>> begin Collected material
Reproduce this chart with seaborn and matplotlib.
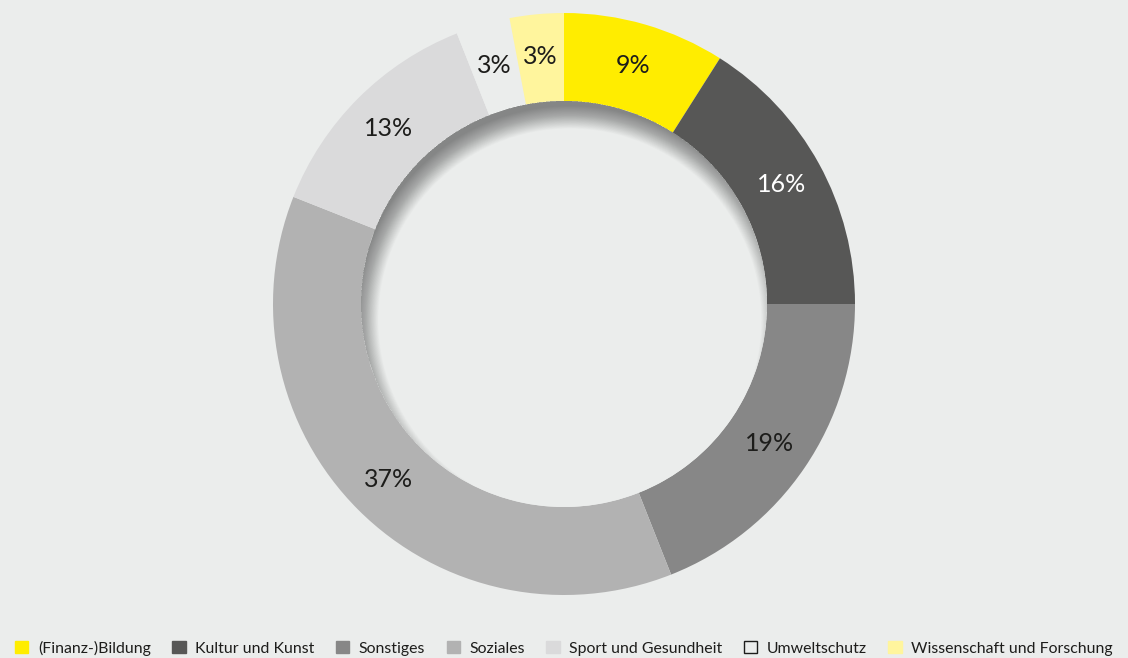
import matplotlib
matplotlib.use("Agg")
import matplotlib.pyplot as plt
from matplotlib.patches import Circle, Wedge, Patch
import seaborn as sns

# data
categories = ["(Finanz-)Bildung", "Kultur und Kunst", "Sonstiges", "Soziales",
              "Sport und Gesundheit", "Umweltschutz", "Wissenschaft und Forschung"]
shares = [9, 16, 19, 37, 13, 3, 3]
labels = ["9%", "16%", "19%", "37%", "13%", "3%", "3%"]

colors = ["#FFED00", "#575756", "#878787", "#B2B2B2", "#DADADB", "#EBEDEC", "#FFF59D"]
label_colors = ["#1d1d1b", "white", "#1d1d1b", "#1d1d1b", "#1d1d1b", "#1d1d1b", "#1d1d1b"]
bg = "#EBEDEC"

sns.set_theme(style="white")
plt.rcParams["font.family"] = ["Lato", "DejaVu Sans"]

W, H = 1128, 658
fig = plt.figure(figsize=(W / 100, H / 100), dpi=100, facecolor=bg)

cx, cy, R = 564, 354, 291
ax = fig.add_axes([(cx - R) / W, (cy - R) / H, 2 * R / W, 2 * R / H])
ax.set_facecolor(bg)
r_in = 203 / 291

wedges, texts = ax.pie(shares, colors=colors, startangle=90, counterclock=False,
                       radius=1, labels=labels, labeldistance=0.855,
                       wedgeprops=dict(width=1 - r_in, linewidth=0),
                       textprops=dict(fontsize=18))
for t, c in zip(texts, label_colors):
    t.set_color(c)
    t.set_ha("center")
    t.set_va("center")

# hole with a soft inner shadow, heavier at the top and left
hole = Circle((0, 0), r_in, facecolor=bg, edgecolor="none", zorder=3)
ax.add_patch(hole)
n, blur = 40, 0.08
off = (0.02, -0.055)
for k in range(n):
    inner = r_in + blur * (k / n - 0.5)
    ring = Wedge(off, r_in + 0.3, 0, 360, width=r_in + 0.3 - inner,
                 facecolor="black", edgecolor="none", alpha=0.011, zorder=4)
    ring.set_clip_path(hole)
    ax.add_patch(ring)

ax.set_xlim(-1, 1)
ax.set_ylim(-1, 1)
ax.set_aspect("equal")
ax.axis("off")

handles = []
for name, col in zip(categories, colors):
    edge = "#1d1d1b" if name == "Umweltschutz" else col
    handles.append(Patch(facecolor=col, edgecolor=edge, linewidth=1, label=name))
fig.legend(handles=handles, loc="lower center", bbox_to_anchor=(0.5, -0.018),
           ncol=7, frameon=False, fontsize=11.4, handlelength=0.85, handleheight=0.85,
           handletextpad=0.6, columnspacing=1.35, labelcolor="#1d1d1b")

fig.savefig("out.png", dpi=100, facecolor=bg)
>> end Collected material
Work to complete - Leave out the pictures and transcribe everything else exactly.

Full output -
Reproduce this chart with seaborn and matplotlib.
import matplotlib
matplotlib.use("Agg")
import matplotlib.pyplot as plt
from matplotlib.patches import Circle, Wedge, Patch
import seaborn as sns

# data
categories = ["(Finanz-)Bildung", "Kultur und Kunst", "Sonstiges", "Soziales",
              "Sport und Gesundheit", "Umweltschutz", "Wissenschaft und Forschung"]
shares = [9, 16, 19, 37, 13, 3, 3]
labels = ["9%", "16%", "19%", "37%", "13%", "3%", "3%"]

colors = ["#FFED00", "#575756", "#878787", "#B2B2B2", "#DADADB", "#EBEDEC", "#FFF59D"]
label_colors = ["#1d1d1b", "white", "#1d1d1b", "#1d1d1b", "#1d1d1b", "#1d1d1b", "#1d1d1b"]
bg = "#EBEDEC"

sns.set_theme(style="white")
plt.rcParams["font.family"] = ["Lato", "DejaVu Sans"]

W, H = 1128, 658
fig = plt.figure(figsize=(W / 100, H / 100), dpi=100, facecolor=bg)

cx, cy, R = 564, 354, 291
ax = fig.add_axes([(cx - R) / W, (cy - R) / H, 2 * R / W, 2 * R / H])
ax.set_facecolor(bg)
r_in = 203 / 291

wedges, texts = ax.pie(shares, colors=colors, startangle=90, counterclock=False,
                       radius=1, labels=labels, labeldistance=0.855,
                       wedgeprops=dict(width=1 - r_in, linewidth=0),
                       textprops=dict(fontsize=18))
for t, c in zip(texts, label_colors):
    t.set_color(c)
    t.set_ha("center")
    t.set_va("center")

# hole with a soft inner shadow, heavier at the top and left
hole = Circle((0, 0), r_in, facecolor=bg, edgecolor="none", zorder=3)
ax.add_patch(hole)
n, blur = 40, 0.08
off = (0.02, -0.055)
for k in range(n):
    inner = r_in + blur * (k / n - 0.5)
    ring = Wedge(off, r_in + 0.3, 0, 360, width=r_in + 0.3 - inner,
                 facecolor="black", edgecolor="none", alpha=0.011, zorder=4)
    ring.set_clip_path(hole)
    ax.add_patch(ring)

ax.set_xlim(-1, 1)
ax.set_ylim(-1, 1)
ax.set_aspect("equal")
ax.axis("off")

handles = []
for name, col in zip(categories, colors):
    edge = "#1d1d1b" if name == "Umweltschutz" else col
    handles.append(Patch(facecolor=col, edgecolor=edge, linewidth=1, label=name))
fig.legend(handles=handles, loc="lower center", bbox_to_anchor=(0.5, -0.018),
           ncol=7, frameon=False, fontsize=11.4, handlelength=0.85, handleheight=0.85,
           handletextpad=0.6, columnspacing=1.35, labelcolor="#1d1d1b")

fig.savefig("out.png", dpi=100, facecolor=bg)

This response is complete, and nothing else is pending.